Something I came to love as an avid Strava user for running workouts, though, was the way Fitbod plays nicely with other applications. You can automatically import workouts from Strava, Fitbit, or Apple’s own Fitness app and see it in your activity log.
That’s great in and of itself, but the real draw is the way it can track how those apps have affected muscle groups and factor those in for recovery.
As an example, I couldn’t get to the gym on one day, so went out for a 5K run instead. When I got home and synced by Strava data, it was imported into Fitbod, which instantly logged that my leg muscles had seen some action on that day.
In fact, if I have one complaint it’s that there’s no way to ensure workouts from other apps aren’t factored into the Streaks system – I wish there was more granularity to my workout goal.
In my case, I have it set to four workouts a week, but I’d ideally like that to be just through weight workouts in Fitbod. Right now, it’ll include my leisurely strolls and my running, which is great for all-rounders.
That said, it’s great to have everything included on the Log page.
We’re going to need to update our best fitness apps for Apple Watch page because Fitbod is definitely deserving of a spot.
The Apple Watch counterpart is exactly that – it won’t replace the version on your phone (although it may work fine in a pinch), but it’s an excellent extension of it.
Its utility is really focused on the window where you’re actually working out, so it’s not focused on building routines or viewing your progress. Instead, it tracks where you are in any given workout and lets you log your set quickly.

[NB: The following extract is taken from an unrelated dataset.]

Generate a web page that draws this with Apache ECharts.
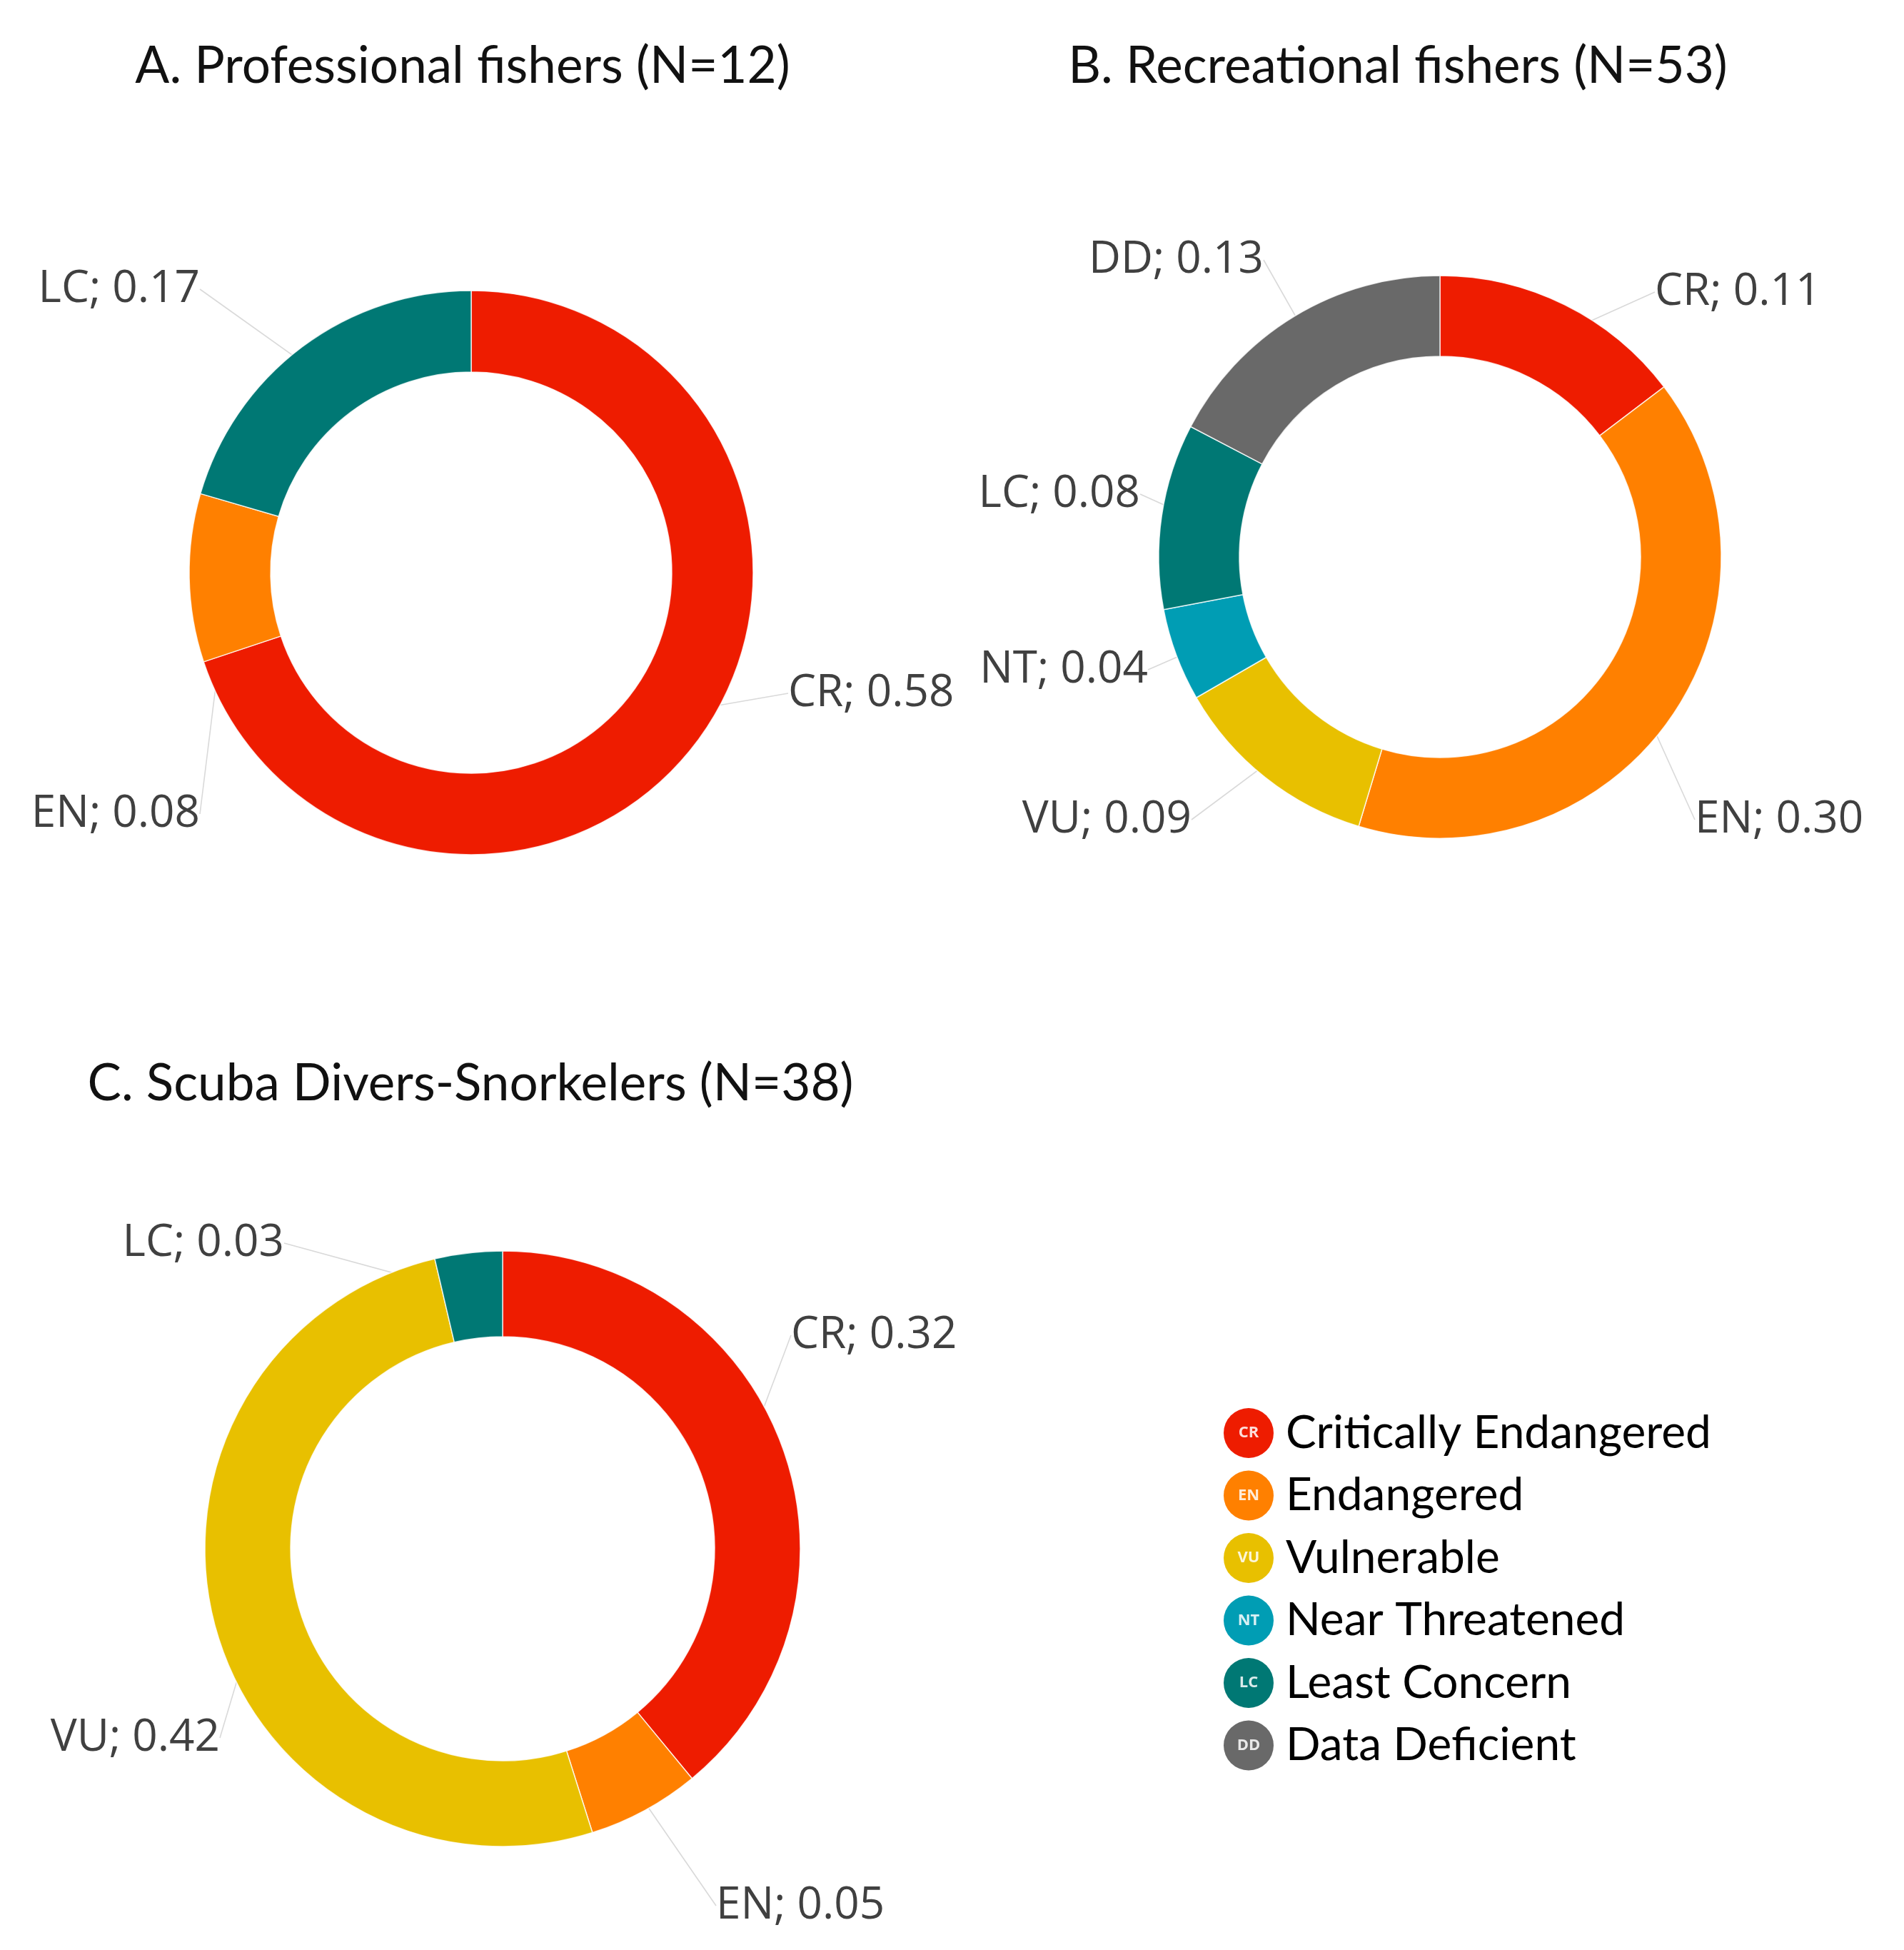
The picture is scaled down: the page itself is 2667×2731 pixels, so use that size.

That means no fumbling for your phone or added distractions, and it’s particularly helpful during supersets where you just want to hit “done” and move on. You can adjust reps and weight on the fly, too.
Fitbod is an excellent exercise app that does a great job at building routines for all kinds of workouts and goals. With great app integrations and a smartly designed Apple Watch app, it really is the best fitness app we’ve found for iOS so far.
Fitbod offers a free download that includes three workouts and tracking. After that, it’ll cost you $12.99 per month, or $79.99 per year.